Beautiful post man...
I can feel the warmth and humanity as I read those words.
Children have a way of changing things.
"1"
They certainly do change things, my friend. I've read your posts about your fatherly interactions with your nephew, so you know where I'm coming from.
Being fatherly isn't for every man...I think we all get that. Those of us who like it, obviously like it a lot.
Children made me more of a human being than I would have been without them. I thought I was tolerant, but I really wasn't until I became a father. I thought I was patient, but kids taught me the meaning of patience. I thought I was kind, but I had much to learn about what it is to be kind and nurturing. I thought I had perspective and had mastered my priorities and viewed them as inviolable, but I learned that priorities can change and I can still be happy, and can still be true to myself.

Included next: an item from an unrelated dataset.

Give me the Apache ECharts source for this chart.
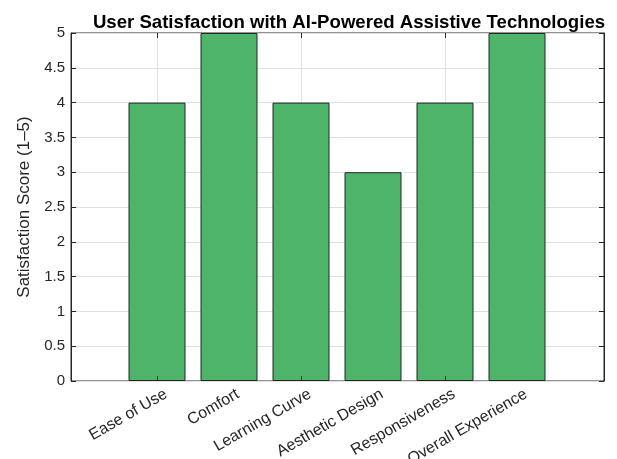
<!DOCTYPE html>
<html>
<head>
	<meta charset="UTF-8" />
	<title>User Satisfaction</title>
	<script src="https://cdn.jsdelivr.net/npm/echarts@6/dist/echarts.min.js"></script>
	<style type="text/css">
		body { margin: 0; background-color: #ffffff; }
		#chart { width: 617px; height: 459px; }
	</style>
</head>
<body>
	<div id="chart"></div>
	<script>
		// data
		const categories = ['Ease of Use', 'Comfort', 'Learning Curve', 'Aesthetic Design', 'Responsiveness', 'Overall Experience'];
		const scores = [4, 5, 4, 3, 4, 5];
		const yTicks = [0, 0.5, 1, 1.5, 2, 2.5, 3, 3.5, 4, 4.5, 5];

		const ink = '#262626';
		const gridGray = '#e0e0e0';
		const font = 'Liberation Sans, Arial, sans-serif';

		const chart = echarts.init(document.getElementById('chart'));

		// grid 0 = the whole box (frame, y axis, horizontal grid)
		// grid 1 = centres of first to last bar (category axis)
		// grid 2 = same as grid 1 shifted right, only for the rotated labels
		const box = { left: 71, right: 13, top: 33, bottom: 78, outerBoundsMode: 'none' };
		const inner = { left: 157, right: 100, top: 33, bottom: 78, outerBoundsMode: 'none' };
		const labelShift = 9;

		const yBase = {
			type: 'value', gridIndex: 0, min: yTicks[0], max: yTicks[yTicks.length - 1], interval: 0.5
		};

		chart.setOption({
			animation: false,
			title: {
				text: 'User Satisfaction with AI-Powered Assistive Technologies',
				left: 344, top: 8, textAlign: 'center',
				textStyle: { fontFamily: font, fontSize: 18.6, fontWeight: 'bold', color: '#000' }
			},
			grid: [
				Object.assign({ show: true, borderColor: ink, borderWidth: 1, backgroundColor: '#fff' }, box),
				inner,
				Object.assign({}, inner, { left: inner.left + labelShift, right: inner.right - labelShift })
			],
			xAxis: [
				{ type: 'value', gridIndex: 0, min: 0, max: 1, show: false },
				{
					type: 'category', gridIndex: 1, position: 'bottom', data: categories, boundaryGap: false, z: 10,
					axisLine: { show: false },
					axisTick: { inside: true, length: 5, lineStyle: { color: ink } },
					axisLabel: { show: false },
					splitLine: { show: false }
				},
				{
					type: 'category', gridIndex: 1, position: 'top', data: categories, boundaryGap: false, z: 10,
					axisLine: { show: false },
					axisTick: { inside: true, length: 5, lineStyle: { color: ink } },
					axisLabel: { show: false }
				},
				{
					type: 'category', gridIndex: 1, position: 'bottom', data: categories, boundaryGap: false, z: 0,
					axisLine: { show: false }, axisTick: { show: false }, axisLabel: { show: false },
					splitLine: { show: true, lineStyle: { color: gridGray, width: 1 } }
				},
				{
					type: 'category', gridIndex: 2, position: 'bottom', data: categories, boundaryGap: false,
					axisLine: { show: false }, axisTick: { show: false }, splitLine: { show: false },
					axisLabel: { rotate: 30, margin: 12, interval: 0, color: ink, fontFamily: font, fontSize: 16 }
				}
			],
			yAxis: [
				Object.assign({}, yBase, {
					position: 'left', z: 10,
					axisLine: { show: true, lineStyle: { color: ink } },
					axisTick: { show: true, inside: true, length: 5, lineStyle: { color: ink } },
					axisLabel: { margin: 6, color: ink, fontFamily: font, fontSize: 15 },
					splitLine: { show: false },
					name: 'Satisfaction Score (1–5)', nameLocation: 'middle', nameGap: 38,
					nameTextStyle: { color: ink, fontFamily: font, fontSize: 17 }
				}),
				Object.assign({}, yBase, {
					position: 'right', z: 10,
					axisLine: { show: true, lineStyle: { color: ink } },
					axisTick: { show: true, inside: true, length: 5, lineStyle: { color: ink } },
					axisLabel: { show: false },
					splitLine: { show: false }
				}),
				Object.assign({}, yBase, {
					z: 0,
					axisLine: { show: false }, axisTick: { show: false }, axisLabel: { show: false },
					splitLine: { show: true, lineStyle: { color: gridGray, width: 1 } }
				}),
				{ type: 'value', gridIndex: 1, min: 0, max: 5, show: false },
				{ type: 'value', gridIndex: 2, min: 0, max: 5, show: false }
			],
			series: [{
				type: 'bar',
				xAxisIndex: 1,
				yAxisIndex: 3,
				data: scores,
				barWidth: 57,
				clip: false,
				itemStyle: { color: '#4db46a', borderColor: ink, borderWidth: 1 }
			}]
		});
	</script>
</body>
</html>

Most of all, I learned what unconditional love is. That is one scary mother of an emotion, but it also quite the enabler as well. Unconditional love makes all things very clear; as that old Don Henley lyric goes, "what the head makes cloudy, the heart makes very clear". You learn to put those you love unconditionally above all other things, material and non-material and that breeds selflessness. As a man begins to let go of this distorted sense of "self" he's built up for himself along with all the material trappings that reinforce it, he becomes truly powerful in this life, I believe, and can become anything.
There's no law that says to be a man, one must have to master the afore-mentioned things. Still, I like to think having to learn these lessons, and continuing to practice them, has made me a better man. And that's why in my case, kids were a blessing.
When I look at Rami in this picture, I like to think he feels the same, and that's why I like the picture.